A Closer Look at EyeGene
Employee Offers Personal Account of NIH-Supported Clinical Research
To truly understand someone’s experience, put yourself in their shoes. No doubt, you have heard this adage and it is certainly the case for the many people who participate in clinical research. Many of us who work at NIH regularly say how invaluable clinical study participants are to improving public health, but have you tried on their shoes yet?
I was first exposed to clinical research as a graduate student. Although financial compensation did provide some motivation (I was a poorly paid grad student after all), the promise of turning clinical research discoveries into public health benefit was the principal driver for my continued participation. As interesting and educational as these opportunities were, they did not study genetic retinal diseases that cause progressive vision loss—something close to home for me.
So, I searched “retinitis pigmentosa” in ClinicalTrials.gov, and inquired about a study. I soon received a response, which to my shock actually came from the then-director of the National Eye Institute. Those types of emails definitely stand out in your inbox.

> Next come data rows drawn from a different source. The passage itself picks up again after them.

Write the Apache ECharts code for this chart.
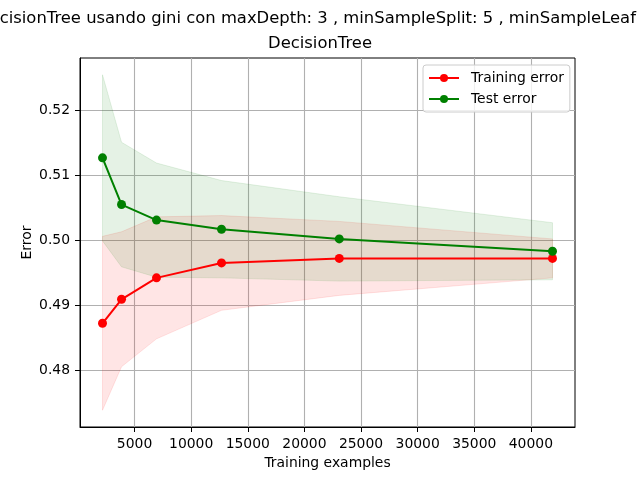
<!DOCTYPE html>
<html>
<head>
<meta charset="utf-8">
<script src="https://cdn.jsdelivr.net/npm/echarts@6/dist/echarts.min.js"></script>
<style>
html, body { margin: 0; padding: 0; background: #fff; }
#main { width: 640px; height: 480px; }
</style>
</head>
<body>
<div id="main"></div>
<script>
var trainSizes = [2170, 3850, 6940, 12680, 23080, 41910];
var trainErrMean = [0.4872, 0.4909, 0.4942, 0.4965, 0.4972, 0.4972];
var trainErrStd = [0.0134, 0.0104, 0.0094, 0.0073, 0.0057, 0.0030];
var testErrMean = [0.5127, 0.5055, 0.5031, 0.5017, 0.5002, 0.4983];
var testErrStd = [0.0128, 0.0096, 0.0088, 0.0075, 0.0065, 0.0044];
var xTicks = [5000, 10000, 15000, 20000, 25000, 30000, 35000, 40000];
var yTicks = [0.48, 0.49, 0.50, 0.51, 0.52];

function pairs(xs, ys) {
  return xs.map(function (x, i) { return [x, ys[i]]; });
}
var trainLow = trainErrMean.map(function (m, i) { return m - trainErrStd[i]; });
var trainHigh = trainErrMean.map(function (m, i) { return m + trainErrStd[i]; });
var testLow = testErrMean.map(function (m, i) { return m - testErrStd[i]; });
var testHigh = testErrMean.map(function (m, i) { return m + testErrStd[i]; });

// margenes tipo matplotlib (5%)
var xr = trainSizes[trainSizes.length - 1] - trainSizes[0];
var xMin = trainSizes[0] - 0.05 * xr, xMax = trainSizes[trainSizes.length - 1] + 0.05 * xr;
var yLo = Math.min.apply(null, trainLow.concat(testLow));
var yHi = Math.max.apply(null, trainHigh.concat(testHigh));
var yMin = yLo - 0.05 * (yHi - yLo), yMax = yHi + 0.05 * (yHi - yLo);

var font = 'DejaVu Sans';

// banda media +- std como poligono
function bandSeries(low, high, rgb) {
  return {
    type: 'custom', silent: true, z: 1,
    data: trainSizes.map(function (x, i) { return [x, low[i], high[i]]; }),
    renderItem: function (params, api) {
      if (params.dataIndex !== 0) return null;
      var pts = [];
      for (var i = 0; i < trainSizes.length; i++) pts.push(api.coord([trainSizes[i], high[i]]));
      for (var j = trainSizes.length - 1; j >= 0; j--) pts.push(api.coord([trainSizes[j], low[j]]));
      return {
        type: 'polygon',
        shape: { points: pts },
        style: { fill: 'rgba(' + rgb + ',0.1)', stroke: 'rgba(' + rgb + ',0.1)', lineWidth: 1 }
      };
    },
    encode: { x: 0, y: [1, 2] }
  };
}

var option = {
  animation: false,
  backgroundColor: '#fff',
  title: [{
    text: 'DecisionTree usando gini con maxDepth: 3 , minSampleSplit: 5 , minSampleLeaf',
    left: -23, top: 11, padding: 0,
    textStyle: { fontFamily: font, fontSize: 16.4, fontWeight: 'normal', color: '#000' }
  }, {
    text: 'DecisionTree',
    left: 'center', top: 36, padding: 0,
    textStyle: { fontFamily: font, fontSize: 16.4, fontWeight: 'normal', color: '#000' }
  }],
  legend: {
    data: ['Training error', 'Test error'],
    orient: 'vertical', left: 423, top: 65,
    padding: [6, 6, 6, 5], itemGap: 7, itemWidth: 30, itemHeight: 10,
    backgroundColor: 'rgba(255,255,255,0.8)', borderColor: '#cccccc', borderWidth: 1, borderRadius: 3,
    textStyle: { fontFamily: font, fontSize: 13.9, color: '#000', padding: [0, 0, 0, 7] }
  },
  grid: { left: 80, right: 65, top: 58, bottom: 53, show: true, borderColor: '#000', borderWidth: 1 },
  xAxis: {
    type: 'value', min: xMin, max: xMax,
    name: 'Training examples', nameLocation: 'middle', nameGap: 28,
    nameTextStyle: { fontFamily: font, fontSize: 13.9, color: '#000' },
    axisLine: { show: true, onZero: false, lineStyle: { color: '#000', width: 1 } },
    axisTick: { show: true, length: 5, customValues: xTicks, lineStyle: { color: '#000' } },
    axisLabel: {
      customValues: xTicks, margin: 10, fontFamily: font, fontSize: 13.9, color: '#000',
      formatter: function (v) { return String(v); }
    },
    splitLine: { show: true, lineStyle: { color: '#b0b0b0', width: 1.1 } }
  },
  yAxis: {
    type: 'value', min: yMin, max: yMax,
    name: 'Error', nameLocation: 'middle', nameGap: 46, nameMoveOverlap: false,
    nameTextStyle: { fontFamily: font, fontSize: 13.9, color: '#000' },
    axisLine: { show: true, onZero: false, lineStyle: { color: '#000', width: 1 } },
    axisTick: { show: true, length: 5, customValues: yTicks, lineStyle: { color: '#000' } },
    axisLabel: {
      customValues: yTicks, margin: 10, fontFamily: font, fontSize: 13.9, color: '#000',
      formatter: function (v) { return v.toFixed(2); }
    },
    splitLine: { show: true, lineStyle: { color: '#b0b0b0', width: 1.1 } }
  },
  series: [
    bandSeries(trainLow, trainHigh, '255,0,0'),
    bandSeries(testLow, testHigh, '0,128,0'),
    {
      name: 'Training error', type: 'line', data: pairs(trainSizes, trainErrMean),
      symbol: 'circle', symbolSize: 9, z: 3,
      lineStyle: { color: '#ff0000', width: 2 }, itemStyle: { color: '#ff0000' }
    }, {
      name: 'Test error', type: 'line', data: pairs(trainSizes, testErrMean),
      symbol: 'circle', symbolSize: 9, z: 4,
      lineStyle: { color: '#008000', width: 2 }, itemStyle: { color: '#008000' }
    }
  ]
};

var myChart = echarts.init(document.getElementById('main'));
myChart.setOption(option);
</script>
</body>
</html>
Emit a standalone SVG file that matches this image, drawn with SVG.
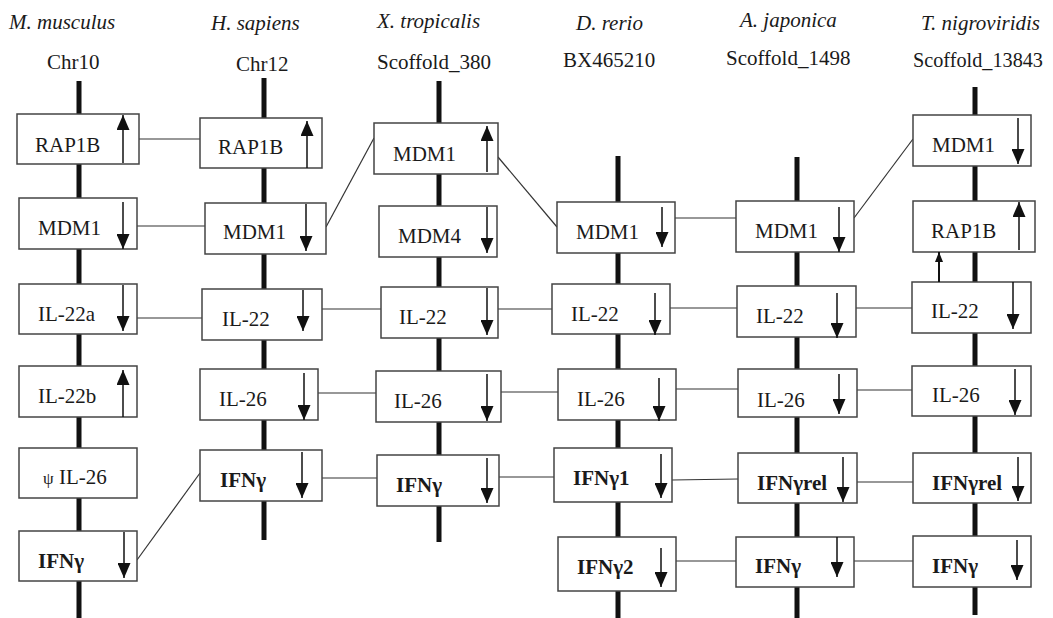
<svg xmlns="http://www.w3.org/2000/svg" width="1053" height="618" viewBox="0 0 1053 618">
  <style>
    text { font-family: "Liberation Serif", "Times New Roman", serif; font-size: 21px; fill: #1a1a1a; }
    .sp { font-style: italic; }
    .b { font-weight: bold; }
    .spine { stroke: #111; stroke-width: 5; fill: none; }
    .box { fill: #fff; stroke: #444; stroke-width: 1.5; }
    .con { stroke: #333; stroke-width: 1.2; fill: none; }
    .dir { stroke: #111; stroke-width: 1.5; fill: none; marker-end: url(#head); }
    .dir-s { stroke: #111; stroke-width: 2; fill: none; marker-end: url(#head-s); }
  </style>
  <defs>
    <marker id="head" markerUnits="userSpaceOnUse" markerWidth="15" markerHeight="13" refX="15" refY="6.5" orient="auto">
      <path d="M0,0 L15,6.5 L0,13 Z" fill="#111"/>
    </marker>
    <marker id="head-s" markerUnits="userSpaceOnUse" markerWidth="10" markerHeight="8" refX="10" refY="4" orient="auto">
      <path d="M0,0 L10,4 L0,8 Z" fill="#111"/>
    </marker>
  </defs>

  <!-- species and scaffold headers -->
  <g id="headers">
    <text class="sp" x="9" y="29">M. musculus</text>
    <text x="47" y="69">Chr10</text>
    <text class="sp" x="211" y="30">H. sapiens</text>
    <text x="236" y="71">Chr12</text>
    <text class="sp" x="377" y="28">X. tropicalis</text>
    <text x="377" y="69">Scoffold_380</text>
    <text class="sp" x="576" y="30">D. rerio</text>
    <text x="563" y="67">BX465210</text>
    <text class="sp" x="740" y="27">A. japonica</text>
    <text x="726" y="65">Scoffold_1498</text>
    <text class="sp" x="921" y="30">T. nigroviridis</text>
    <text x="913" y="67" textLength="130" lengthAdjust="spacingAndGlyphs">Scoffold_13843</text>
  </g>

  <!-- chromosome backbones -->
  <g id="chromosomes">
    <line class="spine" x1="79" y1="81" x2="79" y2="618"/>
    <line class="spine" x1="264" y1="78" x2="264" y2="540"/>
    <line class="spine" x1="439" y1="81" x2="439" y2="542"/>
    <line class="spine" x1="618" y1="156" x2="618" y2="618"/>
    <line class="spine" x1="797" y1="157" x2="797" y2="618"/>
    <line class="spine" x1="975" y1="87" x2="975" y2="615"/>
  </g>

  <!-- orthology links -->
  <g id="connectors">
    <line class="con" x1="139" y1="139" x2="200" y2="139"/>
    <line class="con" x1="137" y1="226" x2="205" y2="226"/>
    <line class="con" x1="326" y1="227" x2="374" y2="138"/>
    <line class="con" x1="498" y1="157" x2="557" y2="227"/>
    <line class="con" x1="675" y1="218" x2="736" y2="218"/>
    <line class="con" x1="854" y1="218" x2="913" y2="139"/>
    <line class="con" x1="137" y1="318" x2="202" y2="318"/>
    <line class="con" x1="322" y1="309" x2="381" y2="309"/>
    <line class="con" x1="498" y1="309" x2="552" y2="309"/>
    <line class="con" x1="670" y1="308" x2="737" y2="308"/>
    <line class="con" x1="856" y1="308" x2="912" y2="308"/>
    <line class="con" x1="318" y1="393" x2="376" y2="393"/>
    <line class="con" x1="501" y1="392" x2="558" y2="392"/>
    <line class="con" x1="676" y1="389" x2="738" y2="389"/>
    <line class="con" x1="857" y1="390" x2="912" y2="390"/>
    <line class="con" x1="137" y1="560" x2="200" y2="473"/>
    <line class="con" x1="322" y1="478" x2="377" y2="478"/>
    <line class="con" x1="499" y1="477" x2="554" y2="477"/>
    <line class="con" x1="672" y1="480" x2="738" y2="479"/>
    <line class="con" x1="857" y1="482" x2="913" y2="482"/>
    <line class="con" x1="676" y1="561" x2="736" y2="561"/>
    <line class="con" x1="854" y1="561" x2="913" y2="561"/>
  </g>

  <!-- M. musculus genes -->
  <g id="mm-rap1b"><rect class="box" x="17" y="114" width="122" height="50"/><text x="35" y="152">RAP1B</text><line class="dir" x1="123" y1="163" x2="123" y2="115"/></g>
  <g id="mm-mdm1"><rect class="box" x="19" y="198" width="118" height="51"/><text x="38" y="235">MDM1</text><line class="dir" x1="123" y1="202" x2="123" y2="249"/></g>
  <g id="mm-il22a"><rect class="box" x="19" y="284" width="118" height="50"/><text x="38" y="321">IL-22a</text><line class="dir" x1="123" y1="285" x2="123" y2="331"/></g>
  <g id="mm-il22b"><rect class="box" x="19" y="366" width="118" height="51"/><text x="38" y="403">IL-22b</text><line class="dir" x1="123" y1="417" x2="123" y2="370"/></g>
  <g id="mm-psi-il26"><rect class="box" x="19" y="448" width="118" height="50"/><text x="43" y="484"><tspan font-size="17">ψ</tspan> IL-26</text></g>
  <g id="mm-ifng"><rect class="box" x="19" y="531" width="118" height="50"/><text class="b" x="38" y="568">IFNγ</text><line class="dir" x1="124" y1="532" x2="124" y2="578"/></g>

  <!-- H. sapiens genes -->
  <g id="hs-rap1b"><rect class="box" x="200" y="118" width="122" height="50"/><text x="218" y="154">RAP1B</text><line class="dir" x1="307" y1="168" x2="307" y2="121"/></g>
  <g id="hs-mdm1"><rect class="box" x="205" y="203" width="121" height="51"/><text x="223" y="239">MDM1</text><line class="dir" x1="306" y1="204" x2="306" y2="251"/></g>
  <g id="hs-il22"><rect class="box" x="202" y="289" width="120" height="51"/><text x="222" y="326">IL-22</text><line class="dir" x1="303" y1="290" x2="303" y2="331"/></g>
  <g id="hs-il26"><rect class="box" x="200" y="369" width="118" height="51"/><text x="219" y="406">IL-26</text><line class="dir" x1="304" y1="373" x2="304" y2="420"/></g>
  <g id="hs-ifng"><rect class="box" x="200" y="450" width="122" height="51"/><text class="b" x="220" y="487">IFNγ</text><line class="dir" x1="302" y1="452" x2="302" y2="498"/></g>

  <!-- X. tropicalis genes -->
  <g id="xt-mdm1"><rect class="box" x="374" y="123" width="124" height="51"/><text x="393" y="161">MDM1</text><line class="dir" x1="487" y1="172" x2="487" y2="126"/></g>
  <g id="xt-mdm4"><rect class="box" x="379" y="206" width="118" height="51"/><text x="398" y="243">MDM4</text><line class="dir" x1="487" y1="207" x2="487" y2="253"/></g>
  <g id="xt-il22"><rect class="box" x="381" y="287" width="117" height="51"/><text x="399" y="324">IL-22</text><line class="dir" x1="487" y1="288" x2="487" y2="335"/></g>
  <g id="xt-il26"><rect class="box" x="376" y="371" width="125" height="51"/><text x="394" y="408">IL-26</text><line class="dir" x1="487" y1="374" x2="487" y2="421"/></g>
  <g id="xt-ifng"><rect class="box" x="377" y="455" width="122" height="51"/><text class="b" x="396" y="492">IFNγ</text><line class="dir" x1="487" y1="458" x2="487" y2="503"/></g>

  <!-- D. rerio genes -->
  <g id="dr-mdm1"><rect class="box" x="557" y="202" width="118" height="51"/><text x="576" y="239">MDM1</text><line class="dir" x1="662" y1="207" x2="662" y2="247"/></g>
  <g id="dr-il22"><rect class="box" x="552" y="284" width="118" height="50"/><text x="571" y="321">IL-22</text><line class="dir" x1="655" y1="293" x2="655" y2="335"/></g>
  <g id="dr-il26"><rect class="box" x="558" y="369" width="118" height="51"/><text x="577" y="406">IL-26</text><line class="dir" x1="659" y1="378" x2="659" y2="421"/></g>
  <g id="dr-ifng1"><rect class="box" x="554" y="448" width="118" height="54"/><text class="b" x="573" y="485">IFNγ1</text><line class="dir" x1="661" y1="454" x2="661" y2="498"/></g>
  <g id="dr-ifng2"><rect class="box" x="558" y="537" width="118" height="54"/><text class="b" x="577" y="574">IFNγ2</text><line class="dir" x1="661" y1="548" x2="661" y2="587"/></g>

  <!-- A. japonica genes -->
  <g id="aj-mdm1"><rect class="box" x="736" y="201" width="118" height="51"/><text x="755" y="238">MDM1</text><line class="dir" x1="839" y1="207" x2="839" y2="252"/></g>
  <g id="aj-il22"><rect class="box" x="737" y="286" width="119" height="51"/><text x="756" y="323">IL-22</text><line class="dir" x1="837" y1="293" x2="837" y2="338"/></g>
  <g id="aj-il26"><rect class="box" x="738" y="369" width="119" height="48"/><text x="757" y="407">IL-26</text><line class="dir" x1="839" y1="374" x2="839" y2="414"/></g>
  <g id="aj-ifngrel"><rect class="box" x="738" y="453" width="119" height="50"/><text class="b" x="757" y="490">IFNγrel</text><line class="dir" x1="843" y1="457" x2="843" y2="502"/></g>
  <g id="aj-ifng"><rect class="box" x="736" y="537" width="118" height="50"/><text class="b" x="755" y="573">IFNγ</text><line class="dir" x1="837" y1="537" x2="837" y2="577"/></g>

  <!-- T. nigroviridis genes -->
  <g id="tn-mdm1"><rect class="box" x="913" y="115" width="118" height="51"/><text x="932" y="152">MDM1</text><line class="dir" x1="1018" y1="118" x2="1018" y2="164"/></g>
  <g id="tn-rap1b"><rect class="box" x="913" y="201" width="122" height="51"/><text x="931" y="238">RAP1B</text><line class="dir" x1="1019" y1="250" x2="1019" y2="202"/></g>
  <g id="tn-il22"><rect class="box" x="912" y="282" width="119" height="51"/><text x="931" y="318">IL-22</text><line class="dir" x1="1013" y1="282" x2="1013" y2="329"/><line class="dir-s" x1="939" y1="282" x2="939" y2="252"/></g>
  <g id="tn-il26"><rect class="box" x="912" y="366" width="119" height="50"/><text x="932" y="402">IL-26</text><line class="dir" x1="1015" y1="369" x2="1015" y2="415"/></g>
  <g id="tn-ifngrel"><rect class="box" x="913" y="453" width="118" height="50"/><text class="b" x="932" y="490">IFNγrel</text><line class="dir" x1="1018" y1="457" x2="1018" y2="501"/></g>
  <g id="tn-ifng"><rect class="box" x="913" y="536" width="118" height="51"/><text class="b" x="932" y="573">IFNγ</text><line class="dir" x1="1017" y1="540" x2="1017" y2="580"/></g>
</svg>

The study was called the National Ophthalmic Disease Genotyping and Phenotyping Network (eyeGENE). The initiative aims to better understand the genes involved in rare genetic, inherited eye disease—in people with the disorders and in their families. It makes eye examination data and DNA samples, including whole genomes, as widely available as possible to qualified researchers. The goal is for these data to be used in future studies on eye diseases in hopes of accelerating pathways to treatments.
I have now participated in the program at the Clinical Center for more than a decade. Each visit can consist of many hours of tests beyond the traditional eye exam.
Clinicians start with the standard eye chart to assess visual acuity, then conduct a visual field exam to understand how much the eye sees in any direction without moving.
Occasionally, they need to know the electrical activity of the retina to see how that has changed over time. When I am hooked up to an electroretinalgram as part of the procedure, I feel like the main character in A Clockwork Orange who undergoes government aversion therapy.
The medical team may next use optical coherence tomography to map and measure distances between the retinal layers. Genetic testing will likely be offered too, which did confirm my earlier diagnosis. It also identified the specific gene mutation causing my progressive vision loss, helping explain the origins of my superhuman mutant power.
I learn something new about my vision loss each time. The staff are always helpful, kind and willing to answer every question I have. They review with me the results of the day, expected prognosis and any clinical trials that may be of interest.
Even at the very first visit, after realizing I am a scientist and did not want any sugar coating on my test results, my staff clinician sat back in his chair and said “ok, I’ll give it to you straight.” I have seen him multiple times since, and truly appreciate his honesty and candor.
More than 6,400 other people are part of the eyeGENE network from the U.S. and Canada, representing over 30 different eye diagnoses and experiences. Genomic information is available in the biobank for more than 95 percent of these participants. Their contributions have led to at least 90 publications and 32 secondary research studies.
I am pleased that my participation enriches the body of knowledge that researchers can use to move genetic eye research forward. It also had an unexpected side effect. Where once I was in obvious denial, the program helped me better embrace and learn to thrive with my own particular medical situation as I learned more about it.
I hope reading about this experience will encourage NIH staff to consider participating in a study, or at least pass along resources for others. Who knows, maybe you will find it an eye-opening experience too.